TASK REQUIREMENTS >>
Wherever the string "with" shows up in a line, count that line. Give the total alone.

** begin INPUT DATA **

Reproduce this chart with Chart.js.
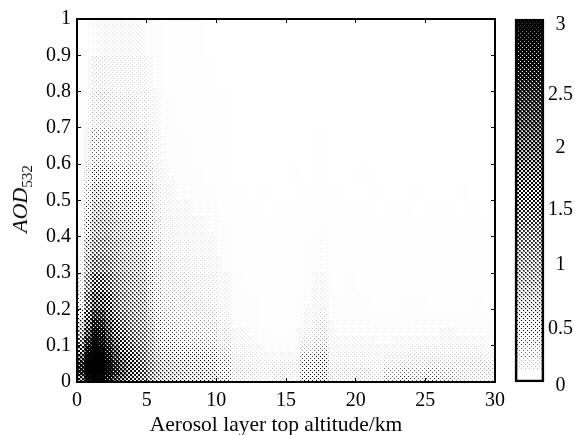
<!DOCTYPE html>
<html lang="en">

<head>
  <meta charset="UTF-8">
  <title>AOD density</title>
  <script src="https://cdn.jsdelivr.net/npm/chart.js"></script>
</head>

<style>
  body {
    margin: 0;
    background: #ffffff;
    width: 575px;
    height: 435px;
    overflow: hidden;
    position: relative;
  }

  canvas {
    position: absolute;
    top: 0;
  }

  .axis_title {
    position: absolute;
    font-family: "Liberation Serif";
    white-space: nowrap;
    color: #000000;
  }

  #y_title {
    left: 20px;
    top: 199px;
    transform: translate(-50%, -50%) rotate(-90deg);
    font-size: 22px;
  }

  #y_title sub {
    font-size: 15px;
    line-height: 0;
  }

  #x_title {
    left: 276px;
    top: 424px;
    transform: translate(-50%, -50%);
    font-size: 21.5px;
  }
</style>

<body>
  <canvas id="main_chart" width="510" height="435" style="left:0"></canvas>
  <canvas id="bar_chart" width="70" height="435" style="left:505px"></canvas>
  <div id="y_title" class="axis_title"><i>AOD</i><sub>532</sub></div>
  <div id="x_title" class="axis_title">Aerosol layer top altitude/km</div>
</body>

<script>
  // bin edges, finer where the plume is
  const xEdges = [0, 0.5, 1, 1.5, 2, 2.5, 3, 3.5, 4, 4.5, 5, 5.5, 6, 7, 8, 9, 10, 11, 12, 13, 14, 15, 16, 17, 18, 19, 20, 21, 22, 23, 24, 25, 26, 27, 28, 29, 30]
  const yEdges = [0, 0.02, 0.04, 0.06, 0.08, 0.1, 0.125, 0.15, 0.175, 0.2, 0.25, 0.3, 0.35, 0.4, 0.45, 0.5, 0.55, 0.6, 0.7, 0.8, 0.9, 1]

  // density, first row is the lowest AOD bin
  const density = [
    [1.8, 2.9, 3, 2.95, 2.6, 2.2, 1.85, 1.6, 1.4, 1.2, .95, .72, .6, .55, .52, .48, .3, .1, .08, .06, .1, .06, .38, .45, .1, .1, .12, .1, .22, .3, .25, .3, .22, .15, .12, .12],
    [2.5, 3, 3, 3, 2.85, 2.4, 2, 1.7, 1.46, 1.28, 1, .78, .62, .56, .52, .5, .32, .12, .1, .08, .1, .08, .36, .42, .1, .1, .12, .08, .18, .22, .2, .25, .2, .15, .14, .14],
    [2.4, 3, 3, 3, 2.85, 2.35, 1.95, 1.65, 1.42, 1.22, .96, .72, .58, .54, .48, .46, .3, .1, .08, .06, .08, .08, .34, .4, .08, .08, .08, .06, .1, .12, .14, .16, .14, .14, .14, .12],
    [2, 2.95, 3, 3, 2.7, 2.15, 1.75, 1.5, 1.32, 1.14, .86, .62, .52, .46, .42, .4, .25, .08, .06, .05, .05, .05, .28, .36, .06, .06, .06, .05, .07, .07, .1, .1, .08, .1, .1, .08],
    [1.6, 2.75, 3, 2.95, 2.5, 2, 1.56, 1.38, 1.2, 1.06, .8, .55, .44, .38, .34, .32, .18, .06, .05, .03, .03, .03, .16, .24, .05, .05, .05, .04, .05, .05, .06, .06, .06, .06, .06, .05],
    [1.2, 2.4, 2.95, 2.8, 2.3, 1.8, 1.44, 1.26, 1.1, 1, .72, .48, .36, .3, .26, .23, .12, .05, .04, .02, .02, .02, .1, .16, .04, .04, .04, .03, .03, .04, .04, .04, .05, .05, .04, .04],
    [.9, 2, 2.8, 2.6, 2.1, 1.6, 1.32, 1.14, 1.02, .92, .66, .42, .3, .25, .21, .18, .1, .04, .03, .02, .01, .02, .07, .12, .03, .03, .03, .03, .03, .03, .03, .03, .04, .03, .03, .03],
    [.65, 1.7, 2.5, 2.4, 1.9, 1.45, 1.2, 1.06, .94, .84, .6, .36, .25, .2, .16, .15, .08, .03, .02, .01, .01, .01, .05, .1, .03, .03, .03, .02, .02, .02, .03, .03, .03, .02, .02, .03],
    [.42, 1.45, 2.2, 2.1, 1.7, 1.26, 1.08, .96, .86, .78, .53, .31, .2, .16, .13, .12, .06, .02, .02, .01, .01, .01, .04, .08, .02, .02, .02, .02, .02, .02, .02, .02, .02, .02, .02, .02],
    [.25, 1.2, 1.8, 1.7, 1.45, 1.14, .96, .86, .8, .72, .48, .26, .16, .13, .1, .09, .05, .02, .02, .01, .01, .01, .03, .05, .02, .02, .02, .01, .01, .02, .02, .01, .01, .01, .02, .01],
    [.15, .9, 1.4, 1.35, 1.2, 1, .84, .77, .72, .65, .43, .22, .12, .1, .08, .07, .04, .02, .01, .01, .01, .01, .02, .04, .01, .02, .01, .01, .01, .01, .01, .01, .01, .01, .01, .01],
    [.08, .7, 1.1, 1.05, 1, .84, .72, .67, .62, .58, .38, .19, .1, .08, .06, .05, .03, .01, .01, .01, .01, .01, .02, .03, .01, .01, .01, .01, .01, .01, .01, .01, .01, .01, .01, .01],
    [.05, .55, .9, .9, .86, .72, .62, .6, .54, .5, .34, .17, .08, .06, .05, .04, .02, .01, .01, .01, .01, .01, .02, .03, .01, .01, .01, .01, .01, .01, .01, .01, .01, .01, .01, .01],
    [.02, .42, .75, .75, .74, .62, .55, .53, .48, .46, .29, .14, .06, .04, .04, .03, .02, .01, .01, .01, .01, .01, .01, .02, .01, .01, .01, .01, .01, .01, .01, .01, .01, .01, .01, .01],
    [0, .32, .62, .64, .62, .54, .5, .48, .42, .4, .24, .12, .05, .04, .03, .03, .01, .01, .01, 0, .01, .01, .01, .01, .01, .01, .01, 0, .01, .01, 0, .01, .01, 0, .01, 0],
    [0, .22, .5, .52, .48, .42, .4, .4, .36, .32, .2, .08, .04, .03, .02, .02, .01, .01, 0, .01, 0, 0, .01, .01, .01, 0, 0, .01, 0, 0, .01, 0, 0, .01, 0, 0],
    [0, .14, .38, .4, .36, .32, .3, .3, .26, .24, .14, .06, .03, .02, .02, .01, .01, 0, 0, 0, 0, .01, 0, .01, 0, 0, .01, 0, 0, 0, 0, 0, 0, 0, 0, 0],
    [0, .08, .24, .25, .22, .19, .18, .18, .16, .16, .1, .05, .02, .02, .01, .01, .01, 0, 0, 0, 0, 0, 0, .01, 0, 0, 0, 0, 0, 0, 0, 0, 0, 0, 0, 0],
    [0, .04, .13, .14, .12, .1, .1, .1, .09, .09, .06, .03, .02, .01, .01, .01, .01, 0, 0, 0, 0, 0, 0, 0, 0, 0, 0, 0, 0, 0, 0, 0, 0, 0, 0, 0],
    [0, .01, .08, .09, .08, .07, .07, .07, .06, .06, .04, .02, .01, .01, .01, .01, 0, 0, 0, 0, 0, 0, 0, 0, 0, 0, 0, 0, 0, 0, 0, 0, 0, 0, 0, 0],
    [0, 0, .04, .05, .05, .04, .05, .04, .04, .03, .02, .02, .01, .01, .01, 0, 0, 0, 0, 0, 0, 0, 0, 0, 0, 0, 0, 0, 0, 0, 0, 0, 0, 0, 0, 0]
  ]

  const colorbarLevels = [0, 0.1, 0.2, 0.3, 0.4, 0.5, 0.6, 0.7, 0.8, 0.9, 1, 1.1, 1.2, 1.3, 1.4, 1.5, 1.6, 1.7, 1.8, 1.9, 2, 2.1, 2.2, 2.3, 2.4, 2.5, 2.6, 2.7, 2.8, 2.9, 3]
  // the labels on the colorbar sit a little off their values in the picture
  const colorbarLabels = ['0', '0.5', '1', '1.5', '2', '2.5', '3']
  const colorbarLabelSpots = [-0.03, 0.44, 0.97, 1.42, 1.94, 2.37, 2.95]

  const serif = "Liberation Serif"
  const plotWidth = 418

  // halftone screen: 4x4 tile, ink fills ring by ring so faint values are faint dots
  const screenRings = [
    [0, 1, 2, 2],
    [1, 1, 2, 3],
    [2, 2, 0, 1],
    [2, 3, 1, 1]
  ]
  const ringStart = [0, 2 / 16, 8 / 16, 14 / 16]
  const ringSize = [2 / 16, 6 / 16, 6 / 16, 2 / 16]

  const patternCache = {}
  function halftone(ctx, value) {
    const key = value.toFixed(2)
    if (patternCache[key]) return patternCache[key]
    const cover = Math.min(value / 3, 1)
    const tile = document.createElement('canvas')
    tile.width = 4
    tile.height = 4
    const tileCtx = tile.getContext('2d')
    const img = tileCtx.createImageData(4, 4)
    for (let y = 0; y < 4; y++) {
      for (let x = 0; x < 4; x++) {
        const ring = screenRings[y][x]
        const ink = Math.max(0, Math.min(1, (cover - ringStart[ring]) / ringSize[ring]))
        const shade = Math.round(255 * (1 - ink))
        const at = (y * 4 + x) * 4
        img.data[at] = shade
        img.data[at + 1] = shade
        img.data[at + 2] = shade
        img.data[at + 3] = 255
      }
    }
    tileCtx.putImageData(img, 0, 0)
    patternCache[key] = ctx.createPattern(tile, 'repeat')
    return patternCache[key]
  }

  const mainCtx = document.getElementById('main_chart').getContext('2d')
  const barCtx = document.getElementById('bar_chart').getContext('2d')

  // one bar dataset per altitude bin, each row is a floating bar
  const columnSets = []
  for (let c = 0; c < xEdges.length - 1; c++) {
    const cells = []
    const fills = []
    for (let r = 0; r < yEdges.length - 1; r++) {
      cells.push({ x: (xEdges[c] + xEdges[c + 1]) / 2, y: [yEdges[r], yEdges[r + 1]] })
      fills.push(halftone(mainCtx, density[r][c]))
    }
    columnSets.push({
      data: cells,
      backgroundColor: fills,
      barThickness: (xEdges[c + 1] - xEdges[c]) * plotWidth / 30,
      borderWidth: 0,
      inflateAmount: 0.5,
      grouped: false
    })
  }

  function axisBits(tickLength) {
    return {
      border: { color: '#000000', width: 2, z: 1 },
      grid: { color: '#000000', lineWidth: 1, drawOnChartArea: false, tickLength: tickLength, offset: false, z: 1 }
    }
  }

  // labels must not push the plot area around
  function noPadding(s) {
    s.paddingLeft = 0
    s.paddingRight = 0
    s.paddingTop = 0
    s.paddingBottom = 0
  }

  new Chart(mainCtx, {
    type: 'bar',
    data: { datasets: columnSets },
    options: {
      responsive: false,
      animation: false,
      events: [],
      layout: { padding: 0 },
      plugins: { legend: { display: false }, tooltip: { enabled: false } },
      scales: {
        x: {
          type: 'linear', position: 'bottom', min: 0, max: 30, offset: false,
          ...axisBits(-4),
          ticks: { stepSize: 5, color: '#000000', font: { family: serif, size: 20 }, padding: 11, maxRotation: 0 },
          afterFit: s => { noPadding(s); s.height = 53 }
        },
        x2: {
          type: 'linear', position: 'top', min: 0, max: 30, offset: false,
          ...axisBits(-4),
          ticks: { display: false, stepSize: 5 },
          afterFit: s => { noPadding(s); s.height = 19 }
        },
        y: {
          type: 'linear', position: 'left', min: 0, max: 1,
          ...axisBits(-4),
          ticks: {
            stepSize: 0.1, color: '#000000', font: { family: serif, size: 20 }, padding: 10,
            callback: v => String(+v.toFixed(1))
          },
          afterFit: s => { noPadding(s); s.width = 77 }
        },
        y2: {
          type: 'linear', position: 'right', min: 0, max: 1,
          ...axisBits(-4),
          ticks: { display: false, stepSize: 0.1 },
          afterFit: s => { noPadding(s); s.width = 15 }
        }
      }
    }
  })

  const colorbarSets = [{
    data: [[0, 3]],
    backgroundColor: 'rgba(0,0,0,0)',
    borderColor: '#000000',
    borderWidth: 2,
    borderSkipped: false,
    grouped: false,
    clip: 4,
    barPercentage: 1,
    categoryPercentage: 1
  }]
  for (let i = 0; i < colorbarLevels.length - 1; i++) {
    colorbarSets.push({
      data: [[colorbarLevels[i], colorbarLevels[i + 1]]],
      backgroundColor: halftone(barCtx, colorbarLevels[i]),
      borderWidth: 0,
      inflateAmount: 0.5,
      grouped: false,
      barPercentage: 1,
      categoryPercentage: 1
    })
  }

  new Chart(barCtx, {
    type: 'bar',
    data: { labels: [''], datasets: colorbarSets },
    options: {
      responsive: false,
      animation: false,
      events: [],
      layout: { padding: { top: 19, bottom: 53, left: 10 } },
      plugins: { legend: { display: false }, tooltip: { enabled: false } },
      scales: {
        x: { display: false },
        y: {
          position: 'right', min: 0, max: 3,
          border: { display: false },
          grid: { display: false, drawTicks: false },
          afterBuildTicks: s => { s.ticks = colorbarLabelSpots.map(v => ({ value: v })) },
          ticks: {
            color: '#000000', font: { family: serif, size: 20 }, padding: 4, crossAlign: 'center',
            autoSkip: false, callback: (v, i) => colorbarLabels[i]
          },
          afterFit: s => { noPadding(s); s.width = 31 }
        }
      }
    }
  })
</script>

</html>
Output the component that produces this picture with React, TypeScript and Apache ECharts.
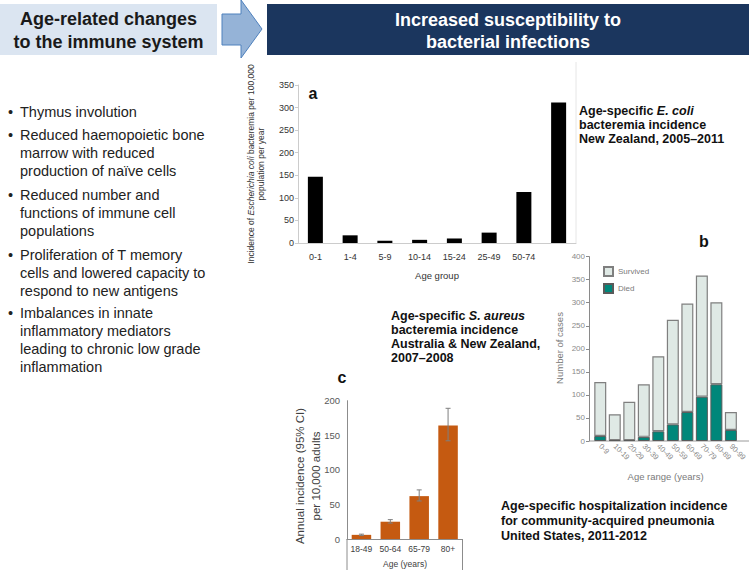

** end INPUT DATA **

RESULT OF THIS EXERCISE >>
2